Author: Evangelos Sfakianakis

We believe taming inflation has become a principal target for the US Federal Reserve. The Administration has just released one-third of its Strategic Petroleum Reserve (approximately 180 million barrels) to restrain oil prices and US strategic reserves now stand at their lowest level since 1984. The exact plan is to release 1 million barrels of oil per day over a period of the next six months.

Many critics suggest that this may prove too little, too late; perhaps just a political move by the Biden Administration as the midterm elections are approaching. To put this into perspective, Russia exports about 6.5 million barrels per day.

The release of 180 million barrels from the U.S. will not enable the world to cut Russia off from world trade in the long term, as it only covers about 28 days of Russian exports. In addition, the subsequent replenishment of the Strategic Petroleum Reserve is a challenging process with many lurking dangers to watch out for. The Biden’s Administration initiative does not solve the fundamental problem of rising oil prices, but it does provide some short-term relief.

Broad increase in prices

Inflation expectations rose for both the one-and three-year horizons combined with a steadily rising CPI report, adding to the Fed’s concerns about the appropriate monetary policy. The Federal Open Market Committee announced a 0.25% rate hike during its more recent meeting and investors’ expectations imply this is to be followed by six more hikes through 2022.

Nonetheless, ongoing inflationary pressures combined with an increasingly strong labor market, are good reasons for the Fed to perhaps raise rates by 0.5% after the following FOMC meeting on May 4th.

The market now expects rate hikes at each of the six remaining FOMC meetings this year, probably starting with 0.5% hike in May, aggregating up to 2.5% benchmark interest rate for the US$ before the end of the year.

Inverted yield curve

Equally important, the yield spread between 10-year and 2-year U.S. Treasury bonds just turned flat. An inverted yield curve often signals a high probability of recession over the next 18-24 months.

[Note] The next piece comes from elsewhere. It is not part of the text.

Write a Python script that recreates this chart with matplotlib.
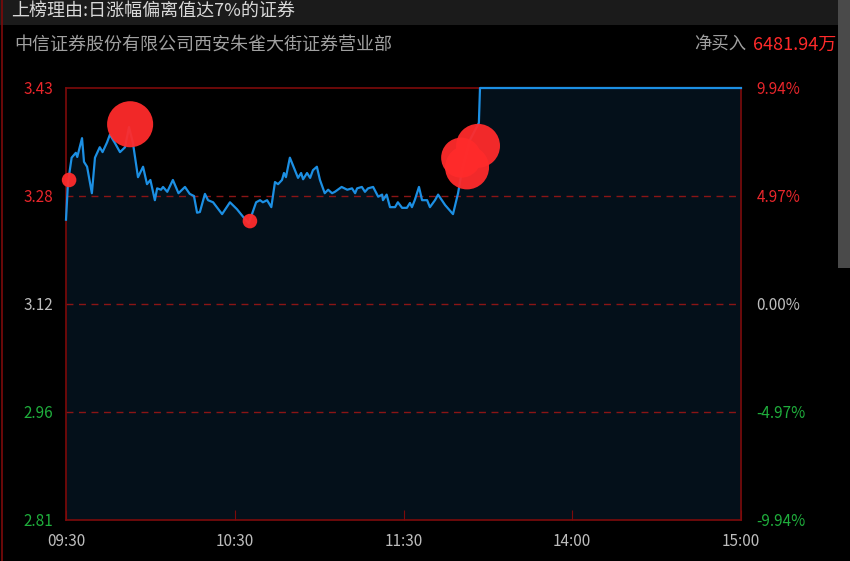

However, markets remain closely tightened to the Fed moves and started to form an upward move after the relief provided by the announcement of the last FOMC meeting on March 16th.

Will this upward trend continue in April or is it just a temporary euphoria?
New inflation-related data, updates from the Fed, and the evolution of the Russia-Ukraine war will play a decisive role in answering this question.